In
two recent articles, 'The Broom Flower' (on Robin
Kirk's dispatches) and 'No Escape from the Anthill'
(on Kirk's translation of Gustavo Gorriti's
history of Sendero Luminoso), I've established a
few tentative comparisons and many contrasts
between contemporary Peruvian and Irish insurgencies.
Finishing The Peru Reader: History, Culture,
Politics--ed. by Kirk, Orin Starn, and Carlos
Iván Degregori (Durham, NC/London: Duke UP, 1995),
I now conclude my thoughts on further echoes
between two lands long linked by potatoes, poverty,
and patriotism. Fitting Celtic and Inca paradigms
into modern post-colonial nationalism has, to my
knowledge, never been attempted. Perhaps for good
reason. What we know of both ancient empires come
down to us mainly from the reports of their Christian successors,
who gave the peoples they converted the ability
to write what for so long had been transmitted orally
and/or cryptically.
Imagine
a kingdom over 3,000 miles long, from Chile to Ecuador,
its peoples never knowing the wheel, the written
word, or that civilisation existed outside of this
vast domain. Like the Celts, legend more than fact
seems to have played a role in the Inca narrative.
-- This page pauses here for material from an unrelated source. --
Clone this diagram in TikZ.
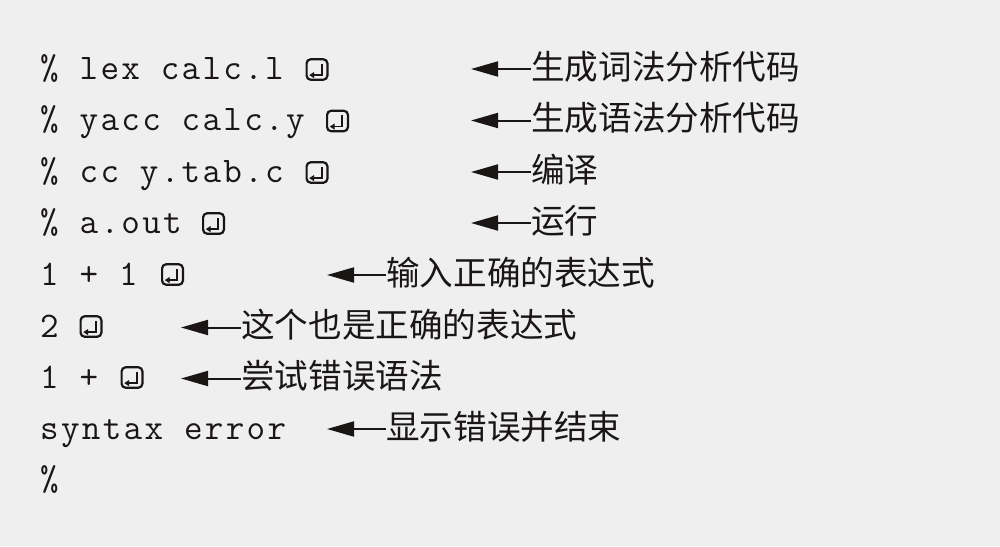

Using only mnemonic devices, knotted quipu,
their mentality remains as mysterious
to us as what Druids truly believed. Attracted
by a sophisticated culture rich in gold and
silver, the Spanish gradually achieved a foothold
in the area before--literally--topping over its
king. As they had succeeded in worming
their way into the core of Aztec power
over two years, so their patience paid off again
against overwhelming odds. The Incas, like the Aztecs,
had only lately attained hegemony over
hundreds of subject peoples. Unlike the Aztecs,
the rule of the Incas proved less harsh. The
Incas divided up land and resources so all could
survive, and avoided uprisings by transferring subjects
to other areas of Inca rule in complicated
levees of laborers and their families. Pedro de
Cieza de Leon gives an engrossing report of
how this process forced peace. Guamán Poma de Ayala
penned a 1,200 page letter to King Philip III of
Spain about the Inca bureaucracy--a bit's excerpted
here--in which he details this society in which
he was raised. Incan power, however, was
short-lived even before Pizarro came; the Incas
had been decimated by plagues advancing years
ahead of the conquistadores. Their dominion
tottered after a civil war in the 1520s. Lacking
primogeniture, sons fought for control of their
realm. Pizarro, learning of this strife,
manipulated it--as had Cortés in Mexico--to the
advantage of his 150 soldiers and 60 horses.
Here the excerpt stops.